SAUDI ARABIA - Revised rules for Directors’ Fees
The General Authority for Zakat and Tax (GAZT) has issued a press release regarding fees charged by directors for their services as board members where the directors do not have a contract of employment with the company.
GAZT’s original approach to directors who do not have a contract of employment was to treat them as acting independently from the companies to which they provide services. As a result, they were obliged to register for VAT if the value of their services exceeded the VAT registration threshold of SAR 375,000 (approximately USD 100,000) per year.
Many such directors registered for VAT based on this approach. However, not all directors were aware of their VAT obligations and there were some late registrations and those directors were subject to penalties for late registration and late payment of VAT.
Directors who have a contract of employment with their company are treated the same as any other employee and there has never been any question that their salary is outside the scope of VAT.
The revised approach
GAZT has re-examined the treatment of such directors and concluded that directors are never completely independent of the companies they represent. Consequently, they cannot be seen as carrying on an independent economic activity and should not be liable to register for, or charge, VAT. GAZT has confirmed that this decision applies from 1 January 2018, the date on which VAT was introduced in Saudi Arabia.
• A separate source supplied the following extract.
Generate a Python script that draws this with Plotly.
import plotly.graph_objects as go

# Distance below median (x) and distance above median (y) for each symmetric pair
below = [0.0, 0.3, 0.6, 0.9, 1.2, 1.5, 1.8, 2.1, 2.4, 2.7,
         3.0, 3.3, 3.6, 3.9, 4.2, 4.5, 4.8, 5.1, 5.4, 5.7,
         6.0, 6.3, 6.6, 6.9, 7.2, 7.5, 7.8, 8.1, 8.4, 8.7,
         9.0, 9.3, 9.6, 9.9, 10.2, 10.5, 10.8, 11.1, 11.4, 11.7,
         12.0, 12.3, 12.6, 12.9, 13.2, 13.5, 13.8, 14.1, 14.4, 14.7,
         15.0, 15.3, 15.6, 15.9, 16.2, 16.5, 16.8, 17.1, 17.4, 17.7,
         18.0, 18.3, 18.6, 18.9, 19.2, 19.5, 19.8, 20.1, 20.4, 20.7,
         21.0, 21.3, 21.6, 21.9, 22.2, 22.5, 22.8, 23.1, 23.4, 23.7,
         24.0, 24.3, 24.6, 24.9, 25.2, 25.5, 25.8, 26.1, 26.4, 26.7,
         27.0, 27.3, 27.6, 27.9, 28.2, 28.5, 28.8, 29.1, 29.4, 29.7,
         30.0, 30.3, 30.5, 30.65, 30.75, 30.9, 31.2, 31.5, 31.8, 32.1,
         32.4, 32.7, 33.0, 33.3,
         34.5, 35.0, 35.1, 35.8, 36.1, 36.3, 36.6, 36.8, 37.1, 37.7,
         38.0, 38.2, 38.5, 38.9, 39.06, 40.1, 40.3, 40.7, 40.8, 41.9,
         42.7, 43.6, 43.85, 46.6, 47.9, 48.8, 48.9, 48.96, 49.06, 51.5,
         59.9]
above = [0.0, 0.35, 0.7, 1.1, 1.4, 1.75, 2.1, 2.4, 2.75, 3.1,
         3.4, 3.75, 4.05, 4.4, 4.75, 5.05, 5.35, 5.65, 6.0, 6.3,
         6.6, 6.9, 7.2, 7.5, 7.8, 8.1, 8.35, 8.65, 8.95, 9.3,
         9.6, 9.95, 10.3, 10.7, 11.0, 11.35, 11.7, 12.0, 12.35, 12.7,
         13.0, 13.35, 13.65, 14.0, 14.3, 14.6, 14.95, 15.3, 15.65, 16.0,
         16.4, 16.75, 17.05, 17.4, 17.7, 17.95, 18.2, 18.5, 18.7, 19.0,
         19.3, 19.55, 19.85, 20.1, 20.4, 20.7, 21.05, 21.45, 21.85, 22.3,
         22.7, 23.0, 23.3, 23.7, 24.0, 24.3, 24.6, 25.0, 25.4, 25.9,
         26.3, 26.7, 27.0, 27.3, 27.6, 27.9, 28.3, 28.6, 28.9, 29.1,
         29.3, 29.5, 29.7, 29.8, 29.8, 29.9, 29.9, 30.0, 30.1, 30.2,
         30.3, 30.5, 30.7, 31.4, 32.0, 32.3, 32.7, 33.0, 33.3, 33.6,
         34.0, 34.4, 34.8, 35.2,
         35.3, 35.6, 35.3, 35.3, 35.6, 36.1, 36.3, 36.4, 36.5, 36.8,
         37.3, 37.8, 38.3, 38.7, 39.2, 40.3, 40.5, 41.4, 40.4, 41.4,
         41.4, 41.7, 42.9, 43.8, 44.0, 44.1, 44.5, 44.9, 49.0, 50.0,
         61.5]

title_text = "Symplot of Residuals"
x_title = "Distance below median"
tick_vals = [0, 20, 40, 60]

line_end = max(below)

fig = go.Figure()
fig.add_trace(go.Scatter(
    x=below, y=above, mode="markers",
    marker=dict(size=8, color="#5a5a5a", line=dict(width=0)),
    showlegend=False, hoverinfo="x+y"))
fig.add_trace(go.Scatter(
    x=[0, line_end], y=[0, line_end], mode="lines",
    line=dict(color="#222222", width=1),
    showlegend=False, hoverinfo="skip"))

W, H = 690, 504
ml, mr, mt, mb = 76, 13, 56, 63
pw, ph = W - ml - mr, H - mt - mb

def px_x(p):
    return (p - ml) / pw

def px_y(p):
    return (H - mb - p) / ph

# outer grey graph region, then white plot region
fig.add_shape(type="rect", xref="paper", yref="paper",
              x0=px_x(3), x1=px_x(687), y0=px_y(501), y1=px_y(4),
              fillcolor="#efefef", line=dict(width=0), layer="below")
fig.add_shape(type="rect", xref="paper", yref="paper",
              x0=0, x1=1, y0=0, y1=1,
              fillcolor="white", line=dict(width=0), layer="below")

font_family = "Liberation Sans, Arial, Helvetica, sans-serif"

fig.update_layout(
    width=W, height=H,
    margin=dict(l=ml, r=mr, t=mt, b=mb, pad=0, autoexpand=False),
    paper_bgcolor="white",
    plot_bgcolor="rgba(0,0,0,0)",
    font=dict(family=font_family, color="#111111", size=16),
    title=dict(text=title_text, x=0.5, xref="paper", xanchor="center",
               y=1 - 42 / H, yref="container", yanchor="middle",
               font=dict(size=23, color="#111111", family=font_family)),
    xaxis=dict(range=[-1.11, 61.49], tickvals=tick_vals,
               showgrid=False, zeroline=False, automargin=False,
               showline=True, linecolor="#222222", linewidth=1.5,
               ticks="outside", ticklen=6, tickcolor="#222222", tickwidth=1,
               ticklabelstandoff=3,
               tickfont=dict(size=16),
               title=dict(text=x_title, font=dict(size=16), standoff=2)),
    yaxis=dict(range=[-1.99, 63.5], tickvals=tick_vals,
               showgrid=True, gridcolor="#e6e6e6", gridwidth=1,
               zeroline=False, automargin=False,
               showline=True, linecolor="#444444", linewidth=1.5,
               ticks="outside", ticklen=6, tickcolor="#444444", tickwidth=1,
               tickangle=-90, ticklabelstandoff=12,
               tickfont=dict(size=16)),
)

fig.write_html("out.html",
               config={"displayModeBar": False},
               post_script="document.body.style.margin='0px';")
GAZT’s decision was published on its website as a press release in April. Since then, no formal guidance notes or any further information has been issued.
Directors that registered for VAT solely on account of their services as company directors should be able to deregister for VAT.
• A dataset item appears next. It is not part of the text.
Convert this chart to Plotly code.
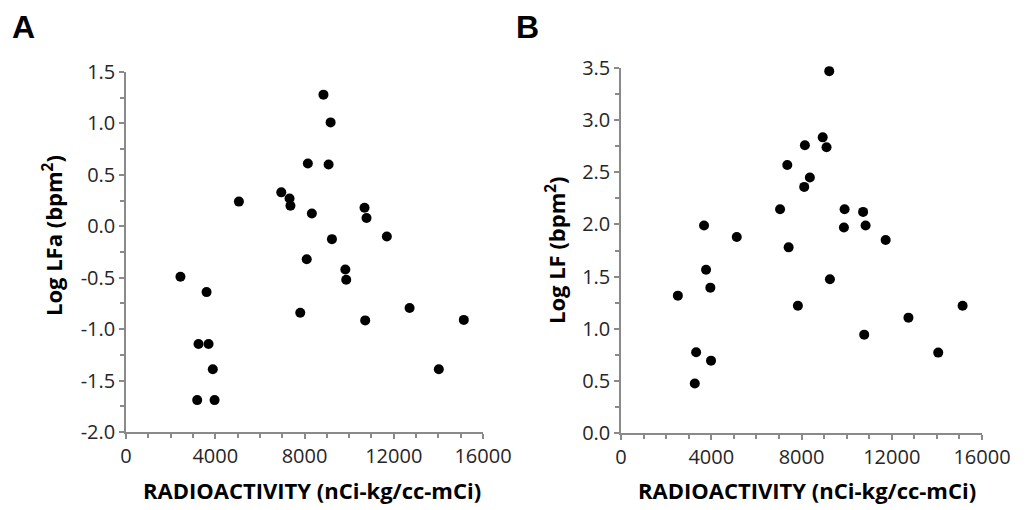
import plotly.graph_objects as go

# Panel A: Log LFa vs radioactivity
a_x = [8850, 9170, 8150, 9080, 6960, 7330, 7370, 5060, 8330, 10690, 10780, 9230, 11690, 8100,
       2440, 3610, 9830, 9870, 7810, 10720, 12710, 15140, 3250, 3700, 3890, 14020, 3190, 3970]
a_y = [1.28, 1.01, 0.61, 0.60, 0.33, 0.27, 0.20, 0.24, 0.125, 0.18, 0.08, -0.125, -0.10, -0.32,
       -0.49, -0.64, -0.42, -0.52, -0.84, -0.915, -0.795, -0.91, -1.145, -1.145, -1.39, -1.39, -1.69, -1.69]

# Panel B: Log LF vs radioactivity
b_x = [9230, 8940, 9110, 8150, 7370, 8370, 8120, 7050, 9910, 10730, 10840, 9880, 3680, 5130, 11730, 7430,
       3770, 2520, 3960, 9260, 7840, 15140, 12740, 10780, 3330, 14060, 3990, 3270]
b_y = [3.47, 2.835, 2.74, 2.76, 2.57, 2.45, 2.36, 2.145, 2.145, 2.12, 1.99, 1.97, 1.99, 1.88, 1.85, 1.78,
       1.566, 1.317, 1.394, 1.474, 1.22, 1.22, 1.106, 0.943, 0.774, 0.771, 0.694, 0.474]

x_ticks = [0, 4000, 8000, 12000, 16000]
a_ticks = [1.5, 1.0, 0.5, 0.0, -0.5, -1.0, -1.5, -2.0]
b_ticks = [3.5, 3.0, 2.5, 2.0, 1.5, 1.0, 0.5, 0.0]

x_title = "RADIOACTIVITY (nCi-kg/cc-mCi)"
a_title = "Log LFa (bpm<sup>2</sup>)"
b_title = "Log LF (bpm<sup>2</sup>)"

W, H = 1027, 510
OFF = 8  # page body margin offsets the figure
FONT = "Open Sans, sans-serif"


def px(x):
    return (x - OFF) / W


def py(y):
    return 1 - (y - OFF) / H


fig = go.Figure()
marker = dict(color="black", size=10)
fig.add_trace(go.Scatter(x=a_x, y=a_y, mode="markers", marker=marker, xaxis="x", yaxis="y",
                         cliponaxis=False, showlegend=False))
fig.add_trace(go.Scatter(x=b_x, y=b_y, mode="markers", marker=marker, xaxis="x2", yaxis="y2",
                         cliponaxis=False, showlegend=False))

axcol = "#8a8a8a"
common = dict(showgrid=False, zeroline=False, showline=True, linecolor=axcol, linewidth=1.5,
              ticks="outside", ticklen=5, tickwidth=1.5, tickcolor=axcol, automargin=False,
              tickfont=dict(family=FONT, size=20, color="#262626"))


def xax(domain, anchor):
    return dict(domain=domain, anchor=anchor, range=[0, 16000], tickvals=x_ticks,
                ticktext=[str(v) for v in x_ticks],
                minor=dict(dtick=1000, ticks="outside", ticklen=4, tickwidth=1.5, tickcolor=axcol),
                **common)


def yax(domain, anchor, rng, vals):
    return dict(domain=domain, anchor=anchor, range=rng, tickvals=vals,
                ticktext=[f"{v:.1f}" for v in vals],
                minor=dict(dtick=0.25, ticks="outside", ticklen=4, tickwidth=1.5, tickcolor=axcol),
                **common)


fig.update_layout(
    width=W, height=H,
    template="none",
    showlegend=False,
    margin=dict(l=0, r=0, t=0, b=0, pad=0, autoexpand=False),
    paper_bgcolor="white", plot_bgcolor="white",
    xaxis=xax([px(126), px(483)], "y"),
    yaxis=yax([py(432), py(72)], "x", [-2.0, 1.5], a_ticks),
    xaxis2=xax([px(621), px(982)], "y2"),
    yaxis2=yax([py(433), py(68)], "x2", [0.0, 3.5], b_ticks),
)

ann_font = dict(family=FONT, size=22, color="black")
yt_font = dict(family=FONT, size=22, color="black")
lab_font = dict(family="Arial, Liberation Sans, sans-serif", size=32, color="black")
anns = [
    dict(text="<b>A</b>", x=px(11), y=1, xanchor="left", yanchor="top", font=lab_font, borderpad=0),
    dict(text="<b>B</b>", x=px(515), y=1, xanchor="left", yanchor="top", font=lab_font, borderpad=0),
    dict(text="<b>" + x_title + "</b>", x=px(312), y=py(490), xanchor="center", yanchor="middle",
         font=ann_font),
    dict(text="<b>" + x_title + "</b>", x=px(807), y=py(490), xanchor="center", yanchor="middle",
         font=ann_font),
    dict(text="<b>" + a_title + "</b>", x=px(53), y=py(236), xanchor="center", yanchor="middle",
         textangle=-90, font=yt_font),
    dict(text="<b>" + b_title + "</b>", x=px(555), y=py(250), xanchor="center", yanchor="middle",
         textangle=-90, font=yt_font),
]
for a in anns:
    a.update(xref="paper", yref="paper", showarrow=False)
fig.update_layout(annotations=anns)

fig.write_html("out.html")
To date, GAZT has not given any guidance on whether adjustments should be made to past transactions or on whether directors who received late registration penalties or interest charges can claim a refund.
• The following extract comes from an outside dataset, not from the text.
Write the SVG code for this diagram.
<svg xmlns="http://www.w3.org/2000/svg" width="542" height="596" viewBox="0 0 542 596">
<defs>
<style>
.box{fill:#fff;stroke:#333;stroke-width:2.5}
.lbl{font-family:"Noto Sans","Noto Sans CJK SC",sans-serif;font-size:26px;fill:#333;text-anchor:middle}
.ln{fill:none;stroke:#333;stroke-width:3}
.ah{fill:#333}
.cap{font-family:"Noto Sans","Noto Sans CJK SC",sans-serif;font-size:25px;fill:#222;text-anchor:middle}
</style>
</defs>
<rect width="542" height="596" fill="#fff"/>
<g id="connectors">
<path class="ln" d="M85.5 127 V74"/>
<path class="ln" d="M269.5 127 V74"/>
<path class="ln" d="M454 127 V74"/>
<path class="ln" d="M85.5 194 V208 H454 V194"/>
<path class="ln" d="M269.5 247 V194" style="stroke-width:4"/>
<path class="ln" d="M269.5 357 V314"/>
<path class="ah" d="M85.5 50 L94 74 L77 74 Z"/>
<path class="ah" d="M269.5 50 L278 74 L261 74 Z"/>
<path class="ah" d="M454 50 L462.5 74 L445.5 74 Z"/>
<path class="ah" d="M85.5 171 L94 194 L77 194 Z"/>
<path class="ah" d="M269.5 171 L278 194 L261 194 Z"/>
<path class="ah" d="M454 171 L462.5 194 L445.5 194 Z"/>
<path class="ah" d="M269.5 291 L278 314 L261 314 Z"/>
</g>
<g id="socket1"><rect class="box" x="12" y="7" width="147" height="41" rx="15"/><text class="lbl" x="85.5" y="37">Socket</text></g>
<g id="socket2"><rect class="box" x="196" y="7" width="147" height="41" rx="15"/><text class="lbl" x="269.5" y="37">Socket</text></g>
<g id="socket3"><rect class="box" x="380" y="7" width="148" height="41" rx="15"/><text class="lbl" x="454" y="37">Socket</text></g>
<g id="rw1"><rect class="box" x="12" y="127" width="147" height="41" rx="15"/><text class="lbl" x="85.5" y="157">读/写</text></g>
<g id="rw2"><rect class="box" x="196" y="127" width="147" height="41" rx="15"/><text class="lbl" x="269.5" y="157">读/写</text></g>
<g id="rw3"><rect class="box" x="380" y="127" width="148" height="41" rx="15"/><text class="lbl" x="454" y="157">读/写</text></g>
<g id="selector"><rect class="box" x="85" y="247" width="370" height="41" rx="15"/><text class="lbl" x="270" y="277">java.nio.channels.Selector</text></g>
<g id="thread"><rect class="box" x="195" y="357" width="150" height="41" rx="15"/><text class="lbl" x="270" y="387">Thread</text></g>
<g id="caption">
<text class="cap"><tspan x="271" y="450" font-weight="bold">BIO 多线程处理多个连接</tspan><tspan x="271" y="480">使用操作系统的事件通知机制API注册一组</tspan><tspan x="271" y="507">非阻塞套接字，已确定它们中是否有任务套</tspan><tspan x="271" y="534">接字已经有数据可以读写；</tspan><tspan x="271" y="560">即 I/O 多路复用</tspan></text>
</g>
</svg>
It should be noted that the revised guidance from GAZT only applies to fees relating to directors’ services. If directors have income from other sources – for example, from real estate or other consultancies - they may still have an obligation to remain registered for VAT.
Earlier this year the Board of Directors of the GAZT issued an amendment to the Implementing Regulations of the Excise Goods Tax Law. The amendment extends the application of the Excise Tax as follows:
- The tax applied to soft drinks and energy drinks is extended to all sweetened beverages. The tax rate is 50%.
- The tax applied to tobacco products is extended to electronic smoking devices and liquids used in such devices. The tax rate is 100%.
The amendment to the Implementing Regulations is expected to become effective shortly.
GAZT has continued to issue new detailed guidance notes and to produce English language versions of the guidance that was previously only available in Arabic. There are now 27 dual-language guides.